Nos Estados do Nordeste brasileiro flagelados pelo
banditismo, os batalhões de polícia eram chamados de Segurança. Polícia era
termo considerado pejorativo. Gustavo Barroso nos conta que eles tinham o mesmo
número de companhias e de praças que os do Exército, obedeciam aos mesmos
regulamentos de serviço, vestiam-se com quase o mesmo uniforme, eram
considerados sua reserva e segundo o autor. “tornam-se inúteis ou prejudiciais
para a missão que deviam cumprir.”
Esses soldados eram recrutados geralmente entre os piores elementos
da sociedade, “dão guarnição na capital, formam em parada, são revistados no
dia sete de Setembro pelo governador, usam grandes galas espaventosas, fornecem
capangas disfarçados para surrar jornalistas, empastelam tipografias e, na hora
do perigo, derretem-se como por encanto. Conheci uma faustosa polícia dessa
natureza, a do presidente Nogueira Accioly, que o deixou sozinho no dia em que
o povo de Fortaleza se revoltou. Nunca houvera guarda pretoriana mais
apavorante, nem comandante mais entusiasmado. Evaporaram-se aos primeiros tiros
de duas dúzias de rapazes do comércio e estudantes...

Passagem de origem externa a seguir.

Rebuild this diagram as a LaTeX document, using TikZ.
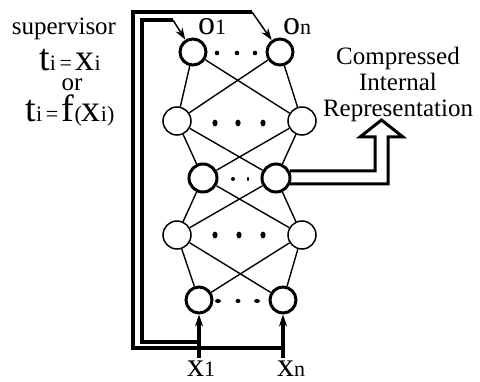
\documentclass[tikz,border=0pt]{standalone}
\usepackage{fontspec}
\setmainfont{Liberation Serif}
\usepackage{tikz}
\usetikzlibrary{arrows.meta,calc}
\definecolor{rline}{HTML}{000000}
\tikzset{rneuron/.style={circle, draw=rline, line width=1.5pt, minimum size=28pt, inner sep=0pt}}
\tikzset{rneuronthick/.style={rneuron, line width=3pt, minimum size=26pt}}
\tikzset{rlink/.style={draw=rline, line width=1.4pt}}
\tikzset{rloop/.style={draw=rline, line width=3.2pt, line join=miter}}
\tikzset{rfeed/.style={-{Stealth[length=12pt, width=8pt]}, draw=rline, line width=1.5pt}}
\tikzset{rinput/.style={-{Stealth[length=12pt, width=8pt]}, draw=rline, line width=3.2pt}}
\tikzset{rhollow/.style={draw=rline, line width=3pt, line join=miter}}
\tikzset{rtext/.style={font=\fontsize{25}{26}\selectfont, inner sep=0pt, align=center}}
\newcommand{\rbigch}[1]{{\fontsize{38}{38}\selectfont #1}}
\newcommand{\rsubch}[1]{{\fontsize{22}{22}\selectfont #1}}
\newcommand{\rlabch}[1]{{\fontsize{34}{34}\selectfont #1}}

\begin{document}
\begin{tikzpicture}[x=1pt, y=-1pt]
  \useasboundingbox (0,0) rectangle (480,382);

  \node[rneuronthick] (out1) at (193,52) {};
  \node[rneuronthick] (outn) at (280,52) {};
  \node[rneuron] (hida) at (177,121) {};
  \node[rneuron] (hidb) at (302,121) {};
  \node[rneuronthick, minimum size=28pt] (codea) at (203,178) {};
  \node[rneuronthick, minimum size=28pt] (codeb) at (276,178) {};
  \node[rneuron] (hidc) at (177,235) {};
  \node[rneuron] (hidd) at (302,235) {};
  \node[rneuronthick] (ina) at (199,300) {};
  \node[rneuronthick] (inn) at (283,300) {};

  \node[rtext, anchor=base west] (out1label) at (198,35) {\rlabch{o}\rsubch{1}};
  \node[rtext, anchor=base west] (outnlabel) at (283,35) {\rlabch{o}\rsubch{n}};
  \node[rtext, anchor=base west, text height=16pt, text depth=0pt] (inalabel) at (187,377) {\rlabch{x}\rsubch{1}};
  \node[rtext, anchor=base west, text height=16pt, text depth=0pt] (innlabel) at (277,377) {\rlabch{x}\rsubch{n}};

  \node[rtext, anchor=base] (supervisor) at (64,35) {supervisor};
  \node[rtext, anchor=base, text height=20pt, text depth=0pt] (targeta) at (70,71) {\rbigch{t}\rsubch{i\,=\,}\rbigch{x}\rsubch{i}};
  \node[rtext, anchor=base, text height=11pt, text depth=0pt] (ortext) at (72,91) {or};
  \node[rtext, anchor=base, text height=20pt, text depth=3pt] (targetb) at (70,122) {\rbigch{t}\rsubch{i\,=\,}\rbigch{f}\rsubch{(}\rbigch{x}\rsubch{i)}};
  \node[rtext] (compressed) at (398,84) {Compressed\\Internal\\Representation};

  % dots between the units of each layer
  \fill (217,53) circle (2.3pt) (237,53) circle (2.3pt) (255,53) circle (2.3pt);
  \fill (215,123) ellipse [x radius=2.6pt, y radius=3.4pt] (238,123) ellipse [x radius=2.6pt, y radius=3.4pt] (263,123) ellipse [x radius=2.6pt, y radius=3.4pt];
  \fill (233,179) circle (2pt) (248,179) ellipse [x radius=1pt, y radius=2.2pt];
  \fill (215,235) ellipse [x radius=2.6pt, y radius=3.4pt] (239,235) ellipse [x radius=2.6pt, y radius=3.4pt] (263,235) ellipse [x radius=2.6pt, y radius=3.4pt];
  \fill (218,301) ellipse [x radius=3pt, y radius=2pt] (238,301) ellipse [x radius=2.5pt, y radius=2pt] (257,301) ellipse [x radius=3pt, y radius=2pt];

  \draw[rlink] (out1) -- (hida);
  \draw[rlink] (out1) -- (hidb);
  \draw[rlink] (outn) -- (hida);
  \draw[rlink] (outn) -- (hidb);
  \draw[rlink] (hida) -- (codea);
  \draw[rlink] (hida) -- (codeb);
  \draw[rlink] (hidb) -- (codea);
  \draw[rlink] (hidb) -- (codeb);
  \draw[rlink] (codea) -- (hidc);
  \draw[rlink] (codea) -- (hidd);
  \draw[rlink] (codeb) -- (hidc);
  \draw[rlink] (codeb) -- (hidd);
  \draw[rlink] (hidc) -- (ina);
  \draw[rlink] (hidc) -- (inn);
  \draw[rlink] (hidd) -- (ina);
  \draw[rlink] (hidd) -- (inn);

  % inputs and the supervisor loops back to the outputs
  \coordinate (xa) at (199,358);
  \coordinate (xn) at (283,358);
  \coordinate (xatap) at (199,342);
  \coordinate (xntap) at (283,348);
  \coordinate (out1bend) at (173,20);
  \coordinate (outnbend) at (252,12);
  \draw[rinput] (xa) -- (ina);
  \draw[rinput] (xn) -- (inn);
  \draw[rloop] (xatap) -- (142,342) -- (142,20) -- (out1bend);
  \draw[rloop] (xntap) -- (133,348) -- (133,12) -- (outnbend);
  \draw[rfeed] (out1bend) -- (out1);
  \draw[rfeed] (outnbend) -- (outn);

  \coordinate (crtip) at (381.5,120);
  \draw[rhollow] ($(codeb.east)+(-1.5,-7)$) -- (375,171) -- (375,137) -- (360,137) -- (crtip) -- (403,137) -- (388,137) -- (388,184) -- ($(codeb.east)+(-1.5,6)$);
\end{tikzpicture}
\end{document}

Até hoje não tiveram os Estados nordestinos um homem de
governo que os livrasse do ônus financeiro e moral dessas caricaturas de tropa
de linha. Esses aparelhos militares policiais custam milhares de contos e são
nocivos. De que forças precisa um presidente nordestino?”
Já naquela época, Gustavo Barroso já defendia um polícia
inteiramente civil e não militar. Nos convida para reflexão quando diz:
“Examinemos
a questão com inteligência. O policiamento de sua capital deve ser feito pela
guarda-civil. Aliás, esta existe em muitas sedes de governo. Uma companhia de
estabelecimento, bem disciplinada, constituída de veteranos de boa conduta, é
bastante para a guarda dos edifícios públicos, as guardas de honra e outros
serviços de guarnição. Um pequeno esquadrão de cavalaria basta às rondas e
escoltas. E, em lugar dos tais Batalhões de Segurança, algumas companhias
volantes no interior, de infantaria montada, organizadas semelhantemente à
guarda rural, tão famosa, do Canadá, e ao regimento sertanejo de S. Paulo.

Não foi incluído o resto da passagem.